Red Lodge Clay Center – Short-Term Resident 2018

I grew up in Carbondale, Illinois and became interested in Ceramics while in high school, out of a kind of Emersonian desire for self-reliance. My father, a Geologist, taught the field course for SIU-C each summer near Red Lodge,Montana, and from an early age I was influenced by the scope and solitude of the mountains. I studied at Southern Illinois University Carbondale, the Kansas City Art Institute, and at Alfred University, where I received my MFA in 1999.

In addition to having been an artist in residence at the Archie Bray Foundation, the Northern Clay Center, and the Red Lodge Clay Center, I have also taught at the University of Texas at Austin, Penn State University, and currently teach in the ceramics area of Murray State’s department of Art and Design. My artwork includes both pottery and sculpture, and recent exhibitions include the solo shows, Mind-Matter at the McGlothlin Center for the Arts in Emory, Virginia (2020), Convergent Boundaries at Schaller Gallery in Baroda, Michigan (2022), and the group exhibition Facets at the Museum of Contemporary Art in Jacksonville, Florida (2023).

I have always had vivid dreams, and though I have never been a religious or superstitious person, I have always believed that my dreams had significance.

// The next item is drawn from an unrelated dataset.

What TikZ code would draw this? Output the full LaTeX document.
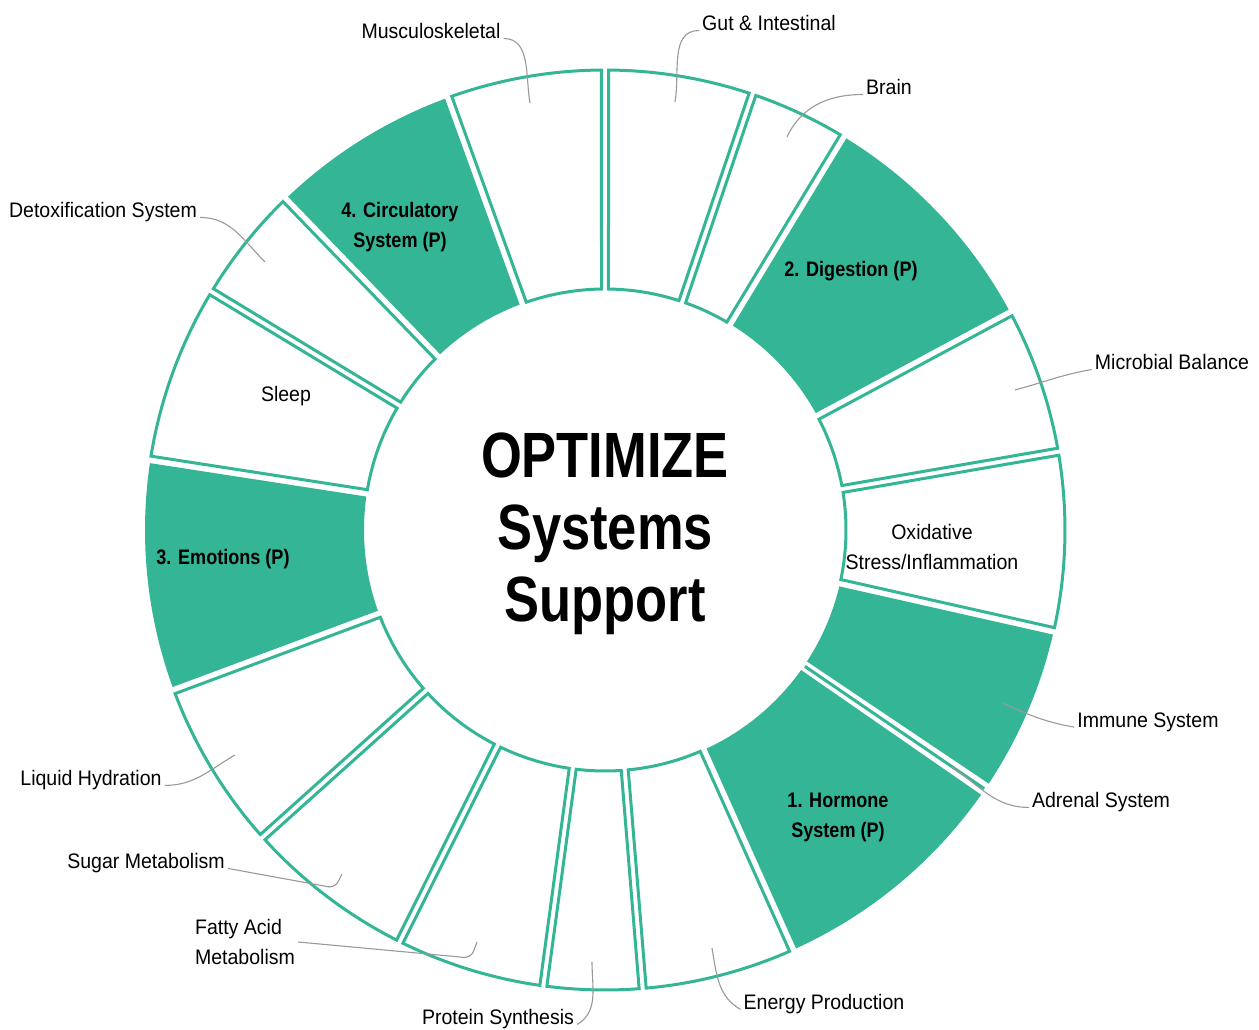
\documentclass[tikz,border=0pt]{standalone}
\usepackage{fontspec}
\setmainfont[FakeStretch=0.93]{Liberation Sans}
\newfontfamily\titlefont[FakeStretch=0.82]{Liberation Sans}
\newfontfamily\segfont[FakeStretch=0.86]{Liberation Sans}
\definecolor{ringgreen}{RGB}{52,182,150}

% one ring piece: [style]{start angle}{end angle}
\newcommand{\ringseg}[3][whiteseg]{%
  \path[#1] ({#2+0.83}:241pt) arc[start angle={#2+0.83}, end angle={#3-0.83}, radius=241pt]
    -- ({#3-0.44}:460pt) arc[start angle={#3-0.44}, end angle={#2+0.44}, radius=460pt] -- cycle;}

\begin{document}
\begin{tikzpicture}[x=1pt, y=1pt,
    whiteseg/.style={draw=ringgreen, line width=3pt, fill=white},
    greenseg/.style={fill=ringgreen},
    leader/.style={draw=gray!80, line width=1.1pt},
    lab/.style={font=\fontsize{21}{30}\selectfont, align=center, inner sep=3pt},
    boldlab/.style={font=\segfont\bfseries\fontsize{21}{30}\selectfont, align=center},
    title/.style={font=\titlefont\bfseries\fontsize{64}{72}\selectfont, align=center}]
		\useasboundingbox (-605,-500) rectangle (654,530);

		% ring
		\ringseg{71.3}{90}
		\ringseg{58.8}{71.3}
		\ringseg[greenseg]{28.2}{58.8}
		\ringseg{9.8}{28.2}
		\ringseg{-12.7}{9.8}
		\ringseg[greenseg]{-33.9}{-12.7}
		\ringseg[greenseg]{-65.9}{-34.7}
		\draw[ringgreen, line width=3pt] (-34.3:242pt) -- (-34.3:459pt);
		\ringseg{-85.3}{-65.9}
		\ringseg{-97.7}{-85.3}
		\ringseg{-116.5}{-97.7}
		\ringseg{-138.1}{-116.5}
		\ringseg{-159.6}{-138.1}
		\ringseg[greenseg]{171.2}{200.4}
		\ringseg{148.8}{171.2}
		\ringseg{134}{148.8}
		\ringseg[greenseg]{109.9}{134}
		\ringseg{90}{109.9}

		\node[title] (title) at (0,-4) {OPTIMIZE\\Systems\\Support};

		% labels inside the ring
		\node[lab] (sleep) at (-319,134) {Sleep};
		\node[boldlab] (emo) at (-382,-29) {3. Emotions (P)};
		\node[boldlab] (circ) at (-205,303) {4. Circulatory\\System (P)};
		\node[boldlab] (dig) at (246,259) {2. Digestion (P)};
		\node[lab] (oxi) at (327,-17) {Oxidative\\Stress/Inflammation};
		\node[boldlab] (hor) at (233,-287) {1. Hormone\\System (P)};

		% labels outside the ring
		\node[lab] (mus) at (-174,499) {Musculoskeletal};
		\node[lab] (gut) at (164,507) {Gut \& Intestinal};
		\node[lab] (brain) at (284,443) {Brain};
		\node[lab] (mic) at (567,168) {Microbial Balance};
		\node[lab] (imm) at (543,-192) {Immune System};
		\node[lab] (adr) at (496,-272) {Adrenal System};
		\node[lab] (ene) at (219,-474) {Energy Production};
		\node[lab] (pro) at (-107,-489) {Protein Synthesis};
		\node[lab, align=left] (fat) at (-360,-412) {Fatty Acid\\Metabolism};
		\node[lab] (sug) at (-459,-333) {Sugar Metabolism};
		\node[lab] (liq) at (-514,-250) {Liquid Hydration};
		\node[lab] (det) at (-502,318) {Detoxification System};

		\coordinate (musend) at (-75,427);
		\coordinate (gutend) at (70,428);
		\coordinate (brainend) at (182,393);
		\coordinate (micend) at (410,140);
		\coordinate (immend) at (398,-173);
		\coordinate (adrend) at (347,-237);
		\coordinate (eneend) at (107,-418);
		\coordinate (proend) at (-13,-432);
		\coordinate (fatend) at (-128,-412);
		\coordinate (sugend) at (-263,-344);
		\coordinate (liqend) at (-370,-225);
		\coordinate (detend) at (-340,268);

		\path[leader]
		(mus.base east) edge [out=0, in=100] (musend)
		(gut.base west) edge [out=180, in=80] (gutend)
		(brain.base west) edge [out=180, in=65] (brainend)
		(mic.base west) edge [out=190, in=15] (micend)
		(imm.base west) edge [out=170, in=-25] (immend)
		(adr.base west) edge [out=180, in=-34] (adrend)
		(ene.base west) edge [out=150, in=-80] (eneend)
		(pro.base east) edge [out=30, in=-90] (proend)
		(liq.base east) edge [out=0, in=-150] (liqend)
		(det.base east) edge [out=0, in=135] (detend);
		\draw[leader, rounded corners=7pt] (fat.east) -- ([xshift=-6pt, yshift=-16pt]fatend) -- (fatend);
		\draw[leader, rounded corners=7pt] (sug.base east) -- ([xshift=-7pt, yshift=-14pt]sugend) -- (sugend);
	\end{tikzpicture}
\end{document}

The fact that there are large parts of myself that I can’t experience in waking life is deeply fascinating and disturbing to me, and it motivates much of my work as an artist. I think of the things I make as geological, biological and psychological relics, as if my mind were a site of excavation. Wet clay records the work of our hands and reflects the softness of our bodies as well as the plasticity of our thoughts. When we fire it, it becomes like a fossil—hard, dead and stony, but with the evidence of a time when it was soft and alive in someone’s hands. I am attracted to how clay can speak of our living bodies but at the same time of our mortality and of the span of geologic time.

I have long been fascinated by the unconsciousness; the hidden mental substrate that we all share. It’s the silent audience to our inner narration, a presence we can feel and see evidence of, but never view directly. In What It Is, Lynda Barry describes playing by herself as a child and the presence of something else “playing back.” I think this mysterious part of ourselves is critical to how we develop imagination and empathy. Heart of the Mountain, Roots of the Mountain is part of a series of works that are a meditation on these themes, but are also about memory, landscape and the body. This particular piece is an attempt to touch and honor a landscape I crossed as a child, and later as an adult.